Saturday, January 8, 2011



Paul Giamatti: televison producer Barney Panofsky
Mark Addy: Police Detective O’Hearne
Scott Speedman: Barney’s best friend aspiring writer Boogie
Rachelle Lefevre: Barney’s Rome love interest Clara
Minnie Driver: Barney’s second wife
Dustin Hoffman: Barney’s father Izzy
Rosamund Pike: Miriam, a wedding guest
Denys Arcand: Ritz Carlton Head waiter
Bruce Greenwood: radio producer Blair

First off, the acting is somewhat uneven: Giamatti, Pike and Hoffman are great but some of the others are not (in the words of one movie-fan, “their performances are wooden”).

Production values are all over the place: there is little or no attempt to accurately portray the time period with appropriate costuming and other less important details (as outlined below). On the other hand the set for the Ritz Carlton ballroom has been built at great cost and looks it.

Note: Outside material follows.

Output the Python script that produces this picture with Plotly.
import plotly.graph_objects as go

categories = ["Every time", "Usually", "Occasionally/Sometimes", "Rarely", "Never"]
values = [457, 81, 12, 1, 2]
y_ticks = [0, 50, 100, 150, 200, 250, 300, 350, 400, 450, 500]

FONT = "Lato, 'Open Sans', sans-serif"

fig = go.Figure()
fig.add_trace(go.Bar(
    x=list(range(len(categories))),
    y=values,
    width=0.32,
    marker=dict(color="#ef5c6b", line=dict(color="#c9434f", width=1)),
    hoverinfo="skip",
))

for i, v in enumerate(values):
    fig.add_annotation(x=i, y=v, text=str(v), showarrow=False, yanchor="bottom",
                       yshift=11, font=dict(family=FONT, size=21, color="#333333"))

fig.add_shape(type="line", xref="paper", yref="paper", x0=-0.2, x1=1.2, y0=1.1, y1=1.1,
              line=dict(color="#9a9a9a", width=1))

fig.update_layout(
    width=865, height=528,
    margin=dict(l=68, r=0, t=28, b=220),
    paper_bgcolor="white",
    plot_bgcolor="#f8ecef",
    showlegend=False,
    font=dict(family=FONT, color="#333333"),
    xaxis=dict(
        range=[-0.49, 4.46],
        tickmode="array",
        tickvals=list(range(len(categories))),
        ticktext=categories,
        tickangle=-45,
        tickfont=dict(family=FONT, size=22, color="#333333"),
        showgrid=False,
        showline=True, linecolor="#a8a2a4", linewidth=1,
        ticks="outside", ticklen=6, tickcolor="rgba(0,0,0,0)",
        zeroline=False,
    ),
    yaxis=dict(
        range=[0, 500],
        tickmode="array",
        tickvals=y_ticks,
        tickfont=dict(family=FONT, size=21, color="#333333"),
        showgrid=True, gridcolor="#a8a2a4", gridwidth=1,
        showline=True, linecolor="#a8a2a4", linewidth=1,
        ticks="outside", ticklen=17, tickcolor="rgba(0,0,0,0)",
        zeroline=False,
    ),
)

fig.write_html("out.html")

At 2 hours and 12 minutes it’s a tad too long. There are more than a few opportunities to get it down to a more reasonable length starting with the subplot about the detective trying to pin something on Barney.

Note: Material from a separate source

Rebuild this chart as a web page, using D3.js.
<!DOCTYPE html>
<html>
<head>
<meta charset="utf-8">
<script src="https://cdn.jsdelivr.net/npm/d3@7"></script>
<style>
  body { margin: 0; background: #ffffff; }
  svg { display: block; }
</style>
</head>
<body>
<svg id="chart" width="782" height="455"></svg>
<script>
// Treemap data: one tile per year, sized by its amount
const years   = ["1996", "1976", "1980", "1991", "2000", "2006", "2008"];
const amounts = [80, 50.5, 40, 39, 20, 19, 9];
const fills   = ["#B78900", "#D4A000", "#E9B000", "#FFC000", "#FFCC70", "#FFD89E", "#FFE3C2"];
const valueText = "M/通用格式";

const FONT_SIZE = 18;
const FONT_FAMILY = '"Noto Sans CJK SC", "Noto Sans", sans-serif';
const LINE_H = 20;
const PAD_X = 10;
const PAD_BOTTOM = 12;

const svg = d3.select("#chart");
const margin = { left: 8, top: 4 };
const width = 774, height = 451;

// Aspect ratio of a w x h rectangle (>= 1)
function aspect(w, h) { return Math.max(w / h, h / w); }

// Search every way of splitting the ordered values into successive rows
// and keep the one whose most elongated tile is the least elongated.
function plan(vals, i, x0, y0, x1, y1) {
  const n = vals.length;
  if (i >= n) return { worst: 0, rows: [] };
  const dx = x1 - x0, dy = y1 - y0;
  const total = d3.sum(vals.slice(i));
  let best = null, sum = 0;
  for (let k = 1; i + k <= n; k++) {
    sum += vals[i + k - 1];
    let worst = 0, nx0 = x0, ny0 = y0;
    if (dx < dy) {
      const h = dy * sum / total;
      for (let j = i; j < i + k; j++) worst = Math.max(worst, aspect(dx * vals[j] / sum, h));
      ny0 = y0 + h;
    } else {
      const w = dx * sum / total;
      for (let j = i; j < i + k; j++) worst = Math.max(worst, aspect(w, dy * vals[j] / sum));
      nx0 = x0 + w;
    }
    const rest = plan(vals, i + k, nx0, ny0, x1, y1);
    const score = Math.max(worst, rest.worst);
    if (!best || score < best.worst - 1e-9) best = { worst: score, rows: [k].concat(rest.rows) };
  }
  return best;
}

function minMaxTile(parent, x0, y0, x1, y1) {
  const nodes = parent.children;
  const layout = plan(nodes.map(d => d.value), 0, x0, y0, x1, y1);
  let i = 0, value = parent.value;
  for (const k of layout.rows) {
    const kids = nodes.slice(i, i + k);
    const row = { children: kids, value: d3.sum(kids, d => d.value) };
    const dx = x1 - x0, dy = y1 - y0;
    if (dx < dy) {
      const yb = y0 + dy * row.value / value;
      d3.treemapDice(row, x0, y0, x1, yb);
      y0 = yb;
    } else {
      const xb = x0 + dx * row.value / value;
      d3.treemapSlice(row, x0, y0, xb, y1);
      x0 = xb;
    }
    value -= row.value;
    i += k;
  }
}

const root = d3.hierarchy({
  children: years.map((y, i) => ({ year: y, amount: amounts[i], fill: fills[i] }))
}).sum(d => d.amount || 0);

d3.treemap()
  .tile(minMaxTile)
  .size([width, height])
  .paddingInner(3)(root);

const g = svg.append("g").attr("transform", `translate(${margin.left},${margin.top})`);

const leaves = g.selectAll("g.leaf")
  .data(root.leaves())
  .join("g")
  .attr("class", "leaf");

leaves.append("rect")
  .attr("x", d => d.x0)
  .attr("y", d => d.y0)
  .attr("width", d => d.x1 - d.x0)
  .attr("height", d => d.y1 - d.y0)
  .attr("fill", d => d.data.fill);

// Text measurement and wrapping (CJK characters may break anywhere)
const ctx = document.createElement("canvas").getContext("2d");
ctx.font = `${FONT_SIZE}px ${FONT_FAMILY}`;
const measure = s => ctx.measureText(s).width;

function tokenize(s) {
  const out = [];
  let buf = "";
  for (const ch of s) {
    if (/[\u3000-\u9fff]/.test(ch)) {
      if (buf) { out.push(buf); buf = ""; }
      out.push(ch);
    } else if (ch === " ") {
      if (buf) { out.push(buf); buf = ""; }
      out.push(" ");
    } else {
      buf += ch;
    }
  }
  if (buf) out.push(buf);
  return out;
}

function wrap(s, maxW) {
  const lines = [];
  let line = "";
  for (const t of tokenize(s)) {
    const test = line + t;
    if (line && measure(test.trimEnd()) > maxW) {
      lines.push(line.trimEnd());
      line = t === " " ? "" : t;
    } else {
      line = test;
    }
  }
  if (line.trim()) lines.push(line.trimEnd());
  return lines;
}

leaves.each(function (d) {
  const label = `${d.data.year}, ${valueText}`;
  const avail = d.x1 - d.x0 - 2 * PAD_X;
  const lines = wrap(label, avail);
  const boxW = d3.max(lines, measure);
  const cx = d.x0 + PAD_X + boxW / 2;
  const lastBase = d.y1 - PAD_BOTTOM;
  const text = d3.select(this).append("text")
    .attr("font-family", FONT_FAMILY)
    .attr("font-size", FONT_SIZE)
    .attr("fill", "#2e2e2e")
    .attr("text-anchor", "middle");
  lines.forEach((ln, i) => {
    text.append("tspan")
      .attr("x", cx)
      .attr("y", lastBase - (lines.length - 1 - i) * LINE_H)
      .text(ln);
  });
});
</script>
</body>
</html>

Despite these shortcomings the title pretty well says it all: an engaging film about the reminisces of a man in his mid-sixties (Barney) and his version of the facts.

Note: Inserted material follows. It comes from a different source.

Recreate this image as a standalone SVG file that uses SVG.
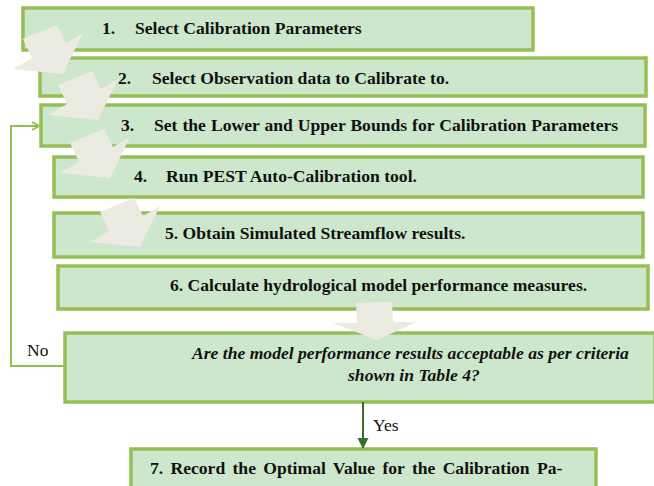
<svg xmlns="http://www.w3.org/2000/svg" width="654" height="486" viewBox="0 0 654 486">
<style>
.box{fill:#cde7cd;stroke:#95bf55;stroke-width:3.5}
.t{font-family:"Liberation Serif","Times New Roman",serif;font-size:17.6px;font-weight:bold;fill:#111}
.ti{font-style:italic}
.lbl{font-family:"Liberation Serif","Times New Roman",serif;font-size:17.5px;fill:#111}
.barrow{fill:#ecebe2}
.fb{fill:none;stroke:#95bf55;stroke-width:2}
</style>
<defs>
<polygon id="ba" points="0,0 34,-14 43,4 60,-6 40,35 -10,30 9,19"/>
<marker id="open" markerWidth="10" markerHeight="10" refX="8" refY="5" orient="auto" markerUnits="userSpaceOnUse">
<path d="M1,1 L8,5 L1,9" fill="none" stroke="#95bf55" stroke-width="2"/>
</marker>
<marker id="solid" markerWidth="12" markerHeight="12" refX="10" refY="6" orient="auto" markerUnits="userSpaceOnUse">
<path d="M0,0.5 L11,6 L0,11.5 Z" fill="#3f6b2c"/>
</marker>
</defs>
<g id="node1"><rect class="box" x="23" y="8" width="510" height="42"/>
<text class="t" x="102" y="34">1.</text><text class="t" x="135" y="34">Select Calibration Parameters</text></g>
<g id="node2"><rect class="box" x="40" y="58" width="606" height="38"/>
<text class="t" x="118" y="84">2.</text><text class="t" x="152" y="84">Select Observation data to Calibrate to.</text></g>
<g id="node3"><rect class="box" x="41" y="105" width="604" height="41"/>
<text class="t" x="121" y="131">3.</text><text class="t" x="154" y="131" word-spacing="0.6">Set the Lower and Upper Bounds for Calibration Parameters</text></g>
<g id="node4"><rect class="box" x="54" y="157" width="589" height="40"/>
<text class="t" x="134" y="182">4.</text><text class="t" x="166" y="182">Run PEST Auto-Calibration tool.</text></g>
<g id="node5"><rect class="box" x="54" y="213" width="589" height="44"/>
<text class="t" x="165" y="239">5. Obtain Simulated Streamflow results.</text></g>
<g id="node6"><rect class="box" x="58" y="266" width="590" height="43"/>
<text class="t" x="170" y="291">6. Calculate hydrological model performance measures.</text></g>
<g id="node7"><rect class="box" x="65" y="333" width="590" height="69"/>
<text class="t ti" x="192" y="359">Are the model performance results acceptable as per criteria</text>
<text class="t ti" x="348" y="381">shown in Table 4?</text></g>
<g id="node8"><rect class="box" x="131" y="449" width="465" height="45"/>
<text class="t" x="150" y="474" word-spacing="2.9">7. Record the Optimal Value for the Calibration Pa-</text></g>
<g id="connectors">
<use href="#ba" class="barrow" x="23" y="39"/>
<use href="#ba" class="barrow" x="58" y="85"/>
<use href="#ba" class="barrow" x="70" y="143"/>
<use href="#ba" class="barrow" x="100" y="212"/>
<polygon class="barrow" points="356,303 392,302 393,322 417,322 377,340 333,323 357,323"/>
<polyline class="fb" points="64,366 11,366 11,126 39,126" marker-end="url(#open)"/>
<line x1="363" y1="402" x2="363" y2="448" stroke="#3f6b2c" stroke-width="2" marker-end="url(#solid)"/>
<text class="lbl" x="27" y="356">No</text>
<text class="lbl" x="373" y="431">Yes</text>
</g>
</svg>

for language and some sexual content.

• Not two minutes into the film and there’s a nitpick and it’s one of my classic all-time favourites: after a brief telephone conversation Barney hangs up and we hear the dial tone. In reality the dial tone is only heard after picking up the phone before dialling. That’s why it’s called a dial tone.
• Later there are two more instances. Obviously the producers never caught on.
• A title card indicates that the flashback events took place in 1974. In the scene with Miriam sitting on a train the VIA Rail logo is clearly evident. That marketing term was not introduced until 1976.
• Just before leaving the station the on-board announcement over the PA says the “train is now leaving for New York City with stops in Springfield and Hartford.” Neither of these cities is on the route.
• The Quebec license plate on Barney’s car has black lettering (or dark green?) on a white background. That combination of colours was not introduced until 1975.
• Barney gets a phone call and answers on a clamshell flip phone. These only came out in the ‘90’s, long after these events took place.
• Barney hangs out in Grumpy’s bar. Trouble is, it didn’t exist back then.
• Another classic nitpick, the product placement rotating bottle, appears half way through. From one shot to the next the bottle rotates so that the Cutty Sark label is clearly seen. In this instance all this takes place while Barney and Boogie are “having a few” up at his cottage.
• In 1990 Barney is being interviewed by a number of television reporters including one from the Canadian Broadcasting Corporation with the modern day simplified “exploding pizza” on the microphone. That version of the logo was not introduced until 1992.
• One of the television reporters goes on to talk about “the accident that happened 30 years ago..” Actually it was 24 years earlier not 30.

Traditionally Jews do not leave flowers at the gravesite. Instead they put a little pebble or stone on the headstone as a sign of respect and affection.

Izzy in describing Barney’s second wife says “she makes a flaky kugel”. Kugel is a Yiddish word to describe a sort of pudding or casserole.